Certo chiamata così Dublino sembra essere ancora meno una città europea; nel suo nome originale riecheggiano i canti dei pescatori e dei briganti, i suoni acuti del violino e quelli gravi del bodhran: respira e ansima alle stesse contrazioni della concertina.
Spazzata dai venti, che rendono unico il cielo di Irlanda – come cantava Fiorella Mannoia – Dublino non è (quasi) mai ammorbata dai gas discarico dei mezzi di trasporto, piuttosto dai profumi dello streetfood e dall’aroma aspro della birra scura.
Ma Dublino non è solo la città del celeberrimo stabilimento (che i maligni dicono essere alimentato con le acque del Liffey), dei pub e delle canzoni popolari. Dublino è un abbraccio sulla baia, è un insediamento antico con il futuro che scorre nelle vene; è una metropoli giovane che riesce a coniugare lo stile dell’Isola con quello del Vecchio Continente.
Basta poi uscire dai confini turistici della città per assaporare climi e ambientazioni alla Joyce o atmosfere alla Wilde… soprattutto nelle ultime settimane di autunno.
Il mio consiglio è quello dell’esplorazione autonoma, dell’andata e ritorno a Dublino, del viaggio nel viaggio che, zaino in spalla, inizia al mattino e finisce la sera. E se il punto di arrivo è il ristoro a Temple Bar, l’inizio è Amiens St. dalla cui autostazione partono corse per tutta l’Isola (contrariamente a quanto succede da noi, il treno in Irlanda è parecchio costoso… e ovviamente non è un servizio capillare).
Escursioni più brevi sono invece quelle possibili usando la DART, una sorta di metropolitana leggera che corre da sud a nord della baia tra palazzi in mattoni rossi, prati verdi e stazioni vittoriane scaldate ancora da un vecchio camino.
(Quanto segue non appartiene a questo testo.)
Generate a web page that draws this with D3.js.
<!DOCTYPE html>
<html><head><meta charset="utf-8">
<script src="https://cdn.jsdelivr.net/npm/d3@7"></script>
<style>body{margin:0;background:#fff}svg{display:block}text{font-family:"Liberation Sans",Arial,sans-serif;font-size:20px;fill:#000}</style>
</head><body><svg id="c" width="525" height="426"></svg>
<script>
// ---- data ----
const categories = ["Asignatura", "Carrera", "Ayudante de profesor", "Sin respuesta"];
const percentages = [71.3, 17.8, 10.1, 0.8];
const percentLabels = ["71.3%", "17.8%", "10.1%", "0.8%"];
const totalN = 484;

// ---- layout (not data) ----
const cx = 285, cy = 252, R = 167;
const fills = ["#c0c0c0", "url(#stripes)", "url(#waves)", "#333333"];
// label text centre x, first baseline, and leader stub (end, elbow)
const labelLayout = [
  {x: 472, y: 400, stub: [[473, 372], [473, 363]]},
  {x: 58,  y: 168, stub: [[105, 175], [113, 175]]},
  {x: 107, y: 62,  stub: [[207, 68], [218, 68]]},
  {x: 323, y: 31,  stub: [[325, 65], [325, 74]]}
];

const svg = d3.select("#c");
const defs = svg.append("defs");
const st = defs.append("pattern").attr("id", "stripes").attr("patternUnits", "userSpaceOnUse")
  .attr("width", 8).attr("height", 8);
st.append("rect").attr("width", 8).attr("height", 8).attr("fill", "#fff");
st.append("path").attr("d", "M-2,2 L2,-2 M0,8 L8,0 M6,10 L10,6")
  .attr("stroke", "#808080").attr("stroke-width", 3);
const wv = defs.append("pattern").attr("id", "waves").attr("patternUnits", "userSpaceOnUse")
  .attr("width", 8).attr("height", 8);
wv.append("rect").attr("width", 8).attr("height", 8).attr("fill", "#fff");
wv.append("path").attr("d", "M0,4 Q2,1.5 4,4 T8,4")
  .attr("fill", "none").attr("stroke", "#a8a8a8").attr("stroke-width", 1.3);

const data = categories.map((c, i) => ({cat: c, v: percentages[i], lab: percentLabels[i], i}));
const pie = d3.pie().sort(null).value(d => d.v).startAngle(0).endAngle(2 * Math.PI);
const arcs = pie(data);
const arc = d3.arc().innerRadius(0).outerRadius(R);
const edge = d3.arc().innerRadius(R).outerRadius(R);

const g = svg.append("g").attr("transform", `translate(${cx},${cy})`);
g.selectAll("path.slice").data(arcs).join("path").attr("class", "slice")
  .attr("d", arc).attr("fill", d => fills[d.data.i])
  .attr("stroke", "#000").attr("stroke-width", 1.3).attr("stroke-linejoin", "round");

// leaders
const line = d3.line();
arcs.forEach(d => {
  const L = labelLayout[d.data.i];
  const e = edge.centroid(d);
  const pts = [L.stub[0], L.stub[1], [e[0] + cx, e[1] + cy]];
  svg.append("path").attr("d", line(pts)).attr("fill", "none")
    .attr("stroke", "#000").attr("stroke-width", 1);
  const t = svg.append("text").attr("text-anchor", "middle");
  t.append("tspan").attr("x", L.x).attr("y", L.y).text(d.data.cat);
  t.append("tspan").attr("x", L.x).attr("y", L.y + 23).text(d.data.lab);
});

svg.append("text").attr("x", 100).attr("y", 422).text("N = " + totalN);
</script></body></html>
Da Connolly Station (di fronte alla stazione degli autobus) è possibile raggiungere la spiaggia di Bray a sud o il castello di Malahide a nord; oppure farsi un selfie con le foche di Howth.
Insomma, Dublino non è solo pub e Guinness, ma è anche tutta una rete di trasporti per mete senza tempo e dal fascino del viaggio antico.